Tracy Wilkinson, Los Angeles Times on

Published in News & Features

The U.S. maintains that such an elevation of Palestinian status has to come as part of a treaty with Israel that enshrines the two-state solution: establishment of a sovereign Palestinian state alongside Israel, complete with a raft of complicated security and territorial agreements.

The reality on the ground is nowhere near that.

Even before the Oct. 7 Hamas-led attack in southern Israel that killed about 1,200 people, the right-wing government of Israel was expanding Jewish settlements in the West Bank on land that Palestinians claim as theirs. Continued Israeli military occupation of the West Bank and the scores of heavily guarded settlements, considered illegal under international law, have rendered a contiguous Palestinian state in the region impossible, critics say.

The war in the Gaza Strip has further complicated the equation because of the vast devastation of the coastal enclave — nearly 34,000 Palestinians have been killed in the Israeli offensive, according to Gaza health officials — and the reluctance many in the international community would have to seeing Hamas members in a Palestinian national government.

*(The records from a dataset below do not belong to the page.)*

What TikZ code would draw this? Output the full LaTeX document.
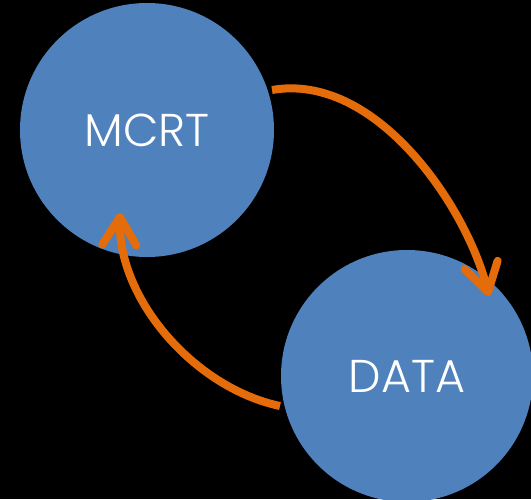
\documentclass[tikz,border=0pt]{standalone}
\usepackage{fontspec}
\setmainfont{Poppins}[UprightFont=*-Light]
\usetikzlibrary{arrows.meta}
\definecolor{cblue}{HTML}{4F81BD}
\definecolor{corange}{HTML}{E46C0A}
\tikzset{
  bubble/.style={circle, fill=cblue, inner sep=0pt, minimum size=#1, text=white, font=\fontsize{46}{46}\selectfont},
  flow/.style={draw=corange, line width=8pt, line cap=butt,
    -{Straight Barb[length=28pt, width=34pt, line cap=round, line join=round]}}
}
\begin{document}
\begin{tikzpicture}[x=1pt, y=-1pt]
\fill[black] (0,0) rectangle (531,499);
\useasboundingbox (0,0) rectangle (531,499);
\node[bubble=254pt] (mcrt) at (147,130) {MCRT};
\node[bubble=252pt] (data) at (407,376) {DATA};
\coordinate (s1) at (272,90);
\coordinate (e1) at (489,296);
\coordinate (s2) at (280,406);
\coordinate (e2) at (120,213);
\draw[flow] (s1) .. controls (375,72) and (466,205) .. (e1);
\draw[flow] (s2) .. controls (195,388) and (118,300) .. (e2);
\end{tikzpicture}
\end{document}
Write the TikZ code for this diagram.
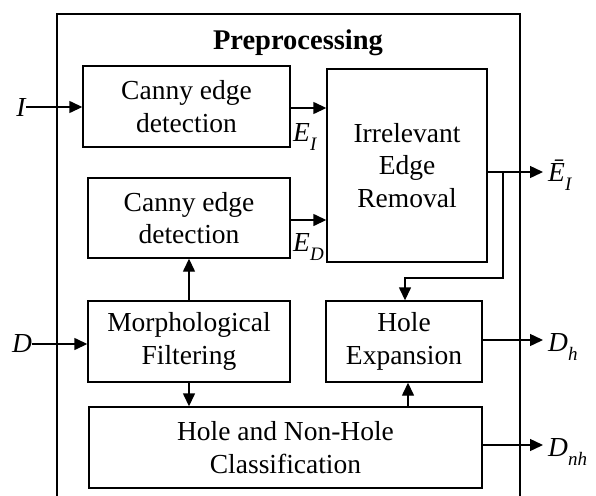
\documentclass[tikz,border=0pt]{standalone}
\usepackage{fontspec}
\setmainfont{Liberation Serif}
\usetikzlibrary{arrows.meta}
\newcommand\lsub[1]{\raisebox{-0.32em}{\fontsize{19}{19}\selectfont\itshape #1}}
\tikzset{
  box/.style={draw, line width=1.4pt, align=center, inner sep=0pt,
    font=\fontsize{27.5}{32.5}\selectfont},
  lbl/.style={font=\fontsize{27.5}{32}\selectfont\itshape, inner sep=0pt},
  arr/.style={line width=1.4pt, -{Triangle[length=13pt,width=12pt]}},
  ln/.style={line width=1.4pt},
}
\begin{document}
\begin{tikzpicture}[x=1pt,y=-1pt]
\useasboundingbox[fill=white] (0,0) rectangle (596,495);
% frame
\draw[ln] (57,500) -- (57,14) -- (520,14) -- (520,500);
\node[font=\fontsize{28.5}{32}\selectfont\bfseries, inner sep=0pt] (title) at (298,43) {Preprocessing};
% boxes
\node[box, minimum width=207pt, minimum height=81pt] (c1) at (186.5,106.5) {Canny edge\\detection};
\node[box, minimum width=202pt, minimum height=80pt] (c2) at (189,218) {Canny edge\\detection};
\node[box, minimum width=160pt, minimum height=193pt] (irr) at (407,165.5) {Irrelevant\\Edge\\Removal};
\node[box, minimum width=202pt, minimum height=81pt] (mf) at (189,341.5) {Morphological\\Filtering};
\node[box, minimum width=156pt, minimum height=81pt] (he) at (404,341.5) {Hole\\Expansion};
\node[box, minimum width=393pt, minimum height=81pt] (hnh) at (285.5,447.5) {Hole and Non-Hole\\Classification};
% labels
\node[lbl] (I) at (21,107) {I};
\node[lbl] (D) at (22,344) {D};
\node[lbl, anchor=north west] (EI) at (293,123) {E\lsub{I}};
\node[lbl, anchor=north west] (ED) at (293,233) {E\lsub{D}};
\node[lbl, anchor=west] (Eb) at (548,175) {\=E\lsub{I}};
\node[lbl, anchor=west] (Dh) at (548,347) {D\lsub{h}};
\node[lbl, anchor=west] (Dnh) at (548,452) {D\lsub{nh}};
\coordinate (b1) at (503,172);
\coordinate (b2) at (405,278);
\coordinate (tip) at (543,0);
% connectors
\draw[arr] (I.east) -- (I.east -| c1.west);
\draw[arr] ([yshift=-1.5pt]c1.east) -- ([yshift=-1.5pt]c1.east -| irr.west);
\draw[arr] ([yshift=-2pt]c2.east) -- ([yshift=-2pt]c2.east -| irr.west);
\draw[arr] (irr.east |- b1) -- (b1 -| tip);
\draw[arr] (b1) |- (b2) -- (b2 |- he.north);
\draw[arr] (D.east) -- (D.east -| mf.west);
\draw[arr] (mf.north) -- (c2.south);
\draw[arr] (mf.south) -- (mf.south |- hnh.north);
\draw[arr] ([xshift=4pt]he.south |- hnh.north) -- ([xshift=4pt]he.south);
\draw[arr] ([yshift=1.5pt]he.east) -- ([yshift=1.5pt]he.east -| tip);
\draw[arr] ([yshift=2.5pt]hnh.east) -- ([yshift=2.5pt]hnh.east -| tip);
\end{tikzpicture}
\end{document}
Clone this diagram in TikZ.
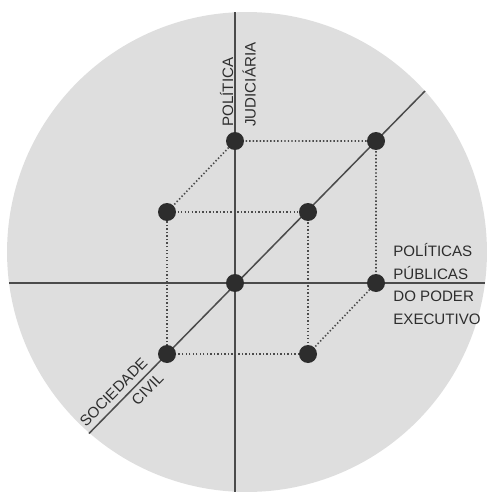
\documentclass[tikz,border=0pt]{standalone}
\usepackage{fontspec}
\setmainfont{Liberation Sans}
\usetikzlibrary{calc,positioning}

\definecolor{discgray}{RGB}{222,222,222}
\definecolor{axisgray}{RGB}{75,75,75}
\definecolor{dotgray}{RGB}{45,45,45}

\begin{document}
\begin{tikzpicture}[
            x=0.02cm,y=-0.02cm,
            axis/.style={axisgray,line width=0.85pt},
            edge/.style={axisgray,line width=0.9pt,dash pattern=on 0.8pt off 1.2pt},
            vertex/.style={circle,fill=dotgray,inner sep=0pt,minimum size=0.36cm},
            lbl/.style={inner sep=0pt,align=left,text=dotgray,font=\fontsize{8.6}{12.8}\selectfont}
        ]
            \useasboundingbox (0,0) rectangle (491,497);
            \fill[discgray] (247,252) circle[radius=4.8cm];

            % axes
            \coordinate (vtop) at (235,12);
            \coordinate (vbot) at (235,492);
            \coordinate (hleft) at (9,283);
            \coordinate (hright) at (485,283);
            \coordinate (dlow) at (89,433.5);
            \coordinate (dhigh) at (425,91);

            \draw[axis] (vtop) -- (vbot);
            \draw[axis] (hleft) -- (hright);
            \draw[axis] (dlow) -- (dhigh);

            % cube corners
            \coordinate (o) at (235,283);
            \coordinate (r) at (376,283);
            \coordinate (t) at (235,141);
            \coordinate (tr) at (376,141);
            \coordinate (fl) at (167,212);
            \coordinate (fr) at (308,212);
            \coordinate (bl) at (167,354);
            \coordinate (br) at (308,354);

            \draw[edge] (fl) -- (fr) -- (br) -- (bl) -- cycle;
            \draw[edge] (fl) -- (t) -- (tr) -- (r);
            \draw[edge] (t) -- (o);
            \draw[edge] (br) -- (r);

            \foreach \c in {o,r,t,tr,fl,fr,bl,br}
                \node[vertex] (dot-\c) at (\c) {};

            % labels
            \node[lbl,rotate=90,anchor=west] (judic) at (238,127) {POLÍTICA\\JUDICIÁRIA};
            \node[lbl,anchor=west] (exec) at (393,284) {POLÍTICAS\\PÚBLICAS\\DO PODER\\EXECUTIVO};
            \node[lbl,rotate=45.5,anchor=east,align=right] (civil) at (153,368) {SOCIEDADE\\CIVIL};
        \end{tikzpicture}
\end{document}
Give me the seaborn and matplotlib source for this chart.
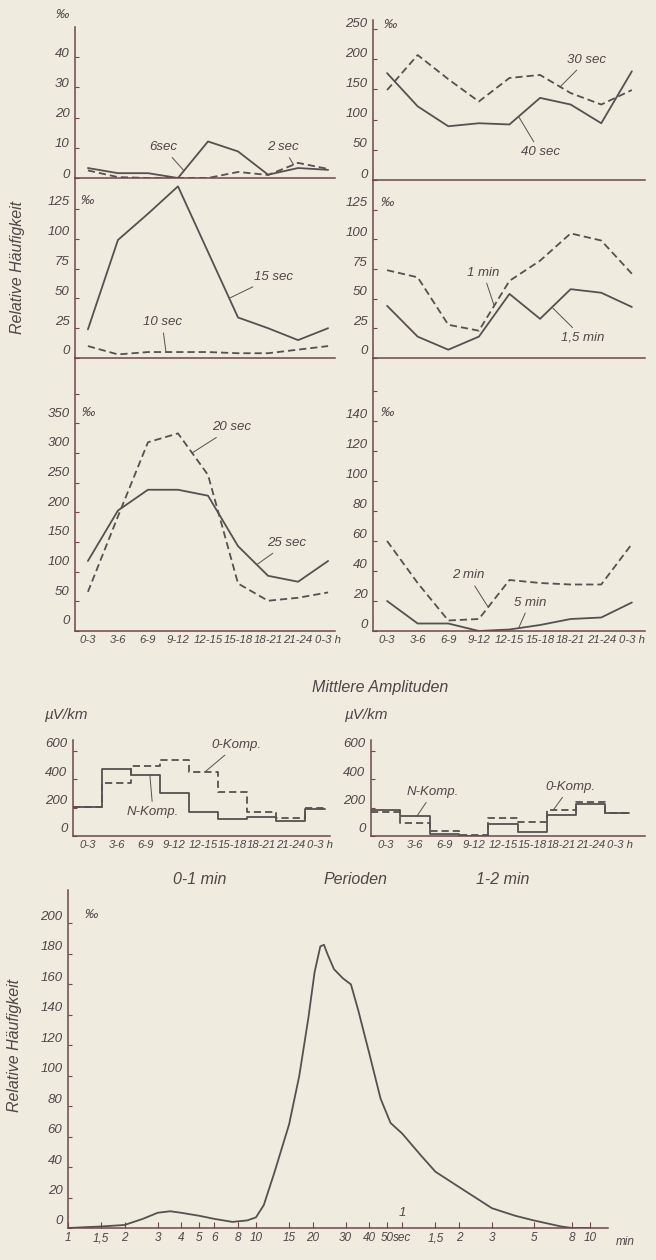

What do the Palestinians say?

For Palestinians, full U.N. membership is one more step in recognition of their long-standing vision of statehood, an ever-more-elusive goal since the 1948 establishment of Israel that led to the displacement of millions of Palestinians.

 

But the current nature of Palestinian leadership also leaves many questions unanswered. The West Bank, governed by the internationally recognized secular Palestinian Authority, is divided from the Gaza Strip, which is ruled by Hamas, an Islamic militancy considered by the U.S. and some European countries to be a terrorist organization.

President Joe Biden and others have urged major reforms of the Palestinian Authority, which is itself deeply unpopular among Palestinians, who see it as corrupt and ineffective.

Palestinians do not have “a credible leadership … capable of leading it out of its current existential crisis,” Khalil Jahshan, executive director of the Arab Center in Washington, said in a panel discussion Thursday.

Even if formation of a Palestinian state is practically impossible right now, granting U.N. membership would be a useful re-upping of the issue, said Mustafa Barghouti, a prominent Palestinian politician and activist.